Meski begitu, terkait bunyi nanda dan tempo 10 ribu kentungan PDI-Perjuangan yang dipimpin Megawati tersebut, terdengar dengan tempo cepat tanpa jeda termasuk tanda bahaya.
“Kalau jumlah 10 ribu kentongan gak bermakna simbol. Yang simbol adalah nada dan tempo kentongan.

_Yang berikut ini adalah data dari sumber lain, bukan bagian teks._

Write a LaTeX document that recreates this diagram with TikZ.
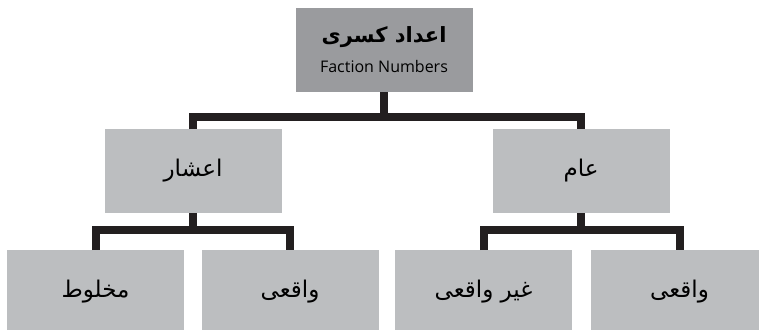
\documentclass[tikz,border=0pt]{standalone}
\usepackage{fontspec}
\setmainfont{Open Sans}
\newfontfamily\arabicfont[Script=Arabic]{DejaVu Sans}
\newfontfamily\latinfont{Open Sans}
\TeXXeTstate=1
\definecolor{darkbox}{HTML}{9A9B9E}
\definecolor{lightbox}{HTML}{BCBEC0}
\definecolor{linecol}{HTML}{231F20}
\tikzset{
  box/.style={fill=lightbox, draw=none, minimum width=177pt, minimum height=84pt, inner sep=0pt, outer sep=0pt, align=center, font=\arabicfont\fontsize{23}{26}\selectfont},
  topbox/.style={box, fill=darkbox},
  conn/.style={draw=linecol, line width=8pt, line join=miter, line cap=butt}
}
\begin{document}
\begin{tikzpicture}[x=1pt, y=1pt]
\useasboundingbox (0,0) rectangle (759,-329);
\clip (0,0) rectangle (759,-329);
\node[topbox] (top) at (384,-50) {{\arabicfont\bfseries\fontsize{21}{24}\selectfont\beginR اعداد کسری\endR}\\[4pt]{\latinfont\fontsize{16}{18}\selectfont Faction Numbers}};
\node[box] (ml) at (193,-171) {\beginR اعشار\endR};
\node[box] (mr) at (581,-171) {\beginR عام\endR};
\node[box] (b1) at (95.5,-292) {\raisebox{-4pt}{\beginR مخلوط\endR}};
\node[box] (b2) at (290,-292) {\raisebox{-4pt}{\beginR واقعی\endR}};
\node[box] (b3) at (483.5,-292) {\raisebox{-4pt}{\beginR غیر واقعی\endR}};
\node[box] (b4) at (679.5,-292) {\raisebox{-4pt}{\beginR واقعی\endR}};
\draw[conn] (top.south) -- ([yshift=-25pt]top.south);
\draw[conn] (ml.north) |- ([yshift=-25pt]top.south) -| (mr.north);
\draw[conn] (ml.south) -- ([yshift=-17pt]ml.south);
\draw[conn] (b1.north) |- ([yshift=-17pt]ml.south) -| (b2.north);
\draw[conn] (mr.south) -- ([yshift=-17pt]mr.south);
\draw[conn] (b3.north) |- ([yshift=-17pt]mr.south) -| (b4.north);
\end{tikzpicture}
\end{document}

Apakah bu Mega membunyikan kentongan dengan nada dan tempo tanpa jedah?. Kalau iya, berarti tanda waspada,” katanya.
Sebelumnya, Sekjen DPP PDIP Hasto Kristiyanto, menjelaskan, jika pemukulan kentongan ini sebagai simbolisasi agar masyarakat tersadar untuk ikut menjaga kewaspadaan, melawan intimidasi dan kecurangan yang mungkin yang terjadi di Pilpres 2024. Dan yang paling utama mengamankan suara Ganjar – Mahfud pada 14 Febuari 2024 mendatang.
“Kentongan ini tradisi masyarakat secara kolektif dan simbol kewaspadaan serta hidup dalam tradisi bangsa. Masyarakat pun diajak untuk ikut berpartisipasi mengawal pemilu yang jurdil dan mengamankan suara Ganjar – Mahfud di Pilpres 2024,” pungkas Hasto.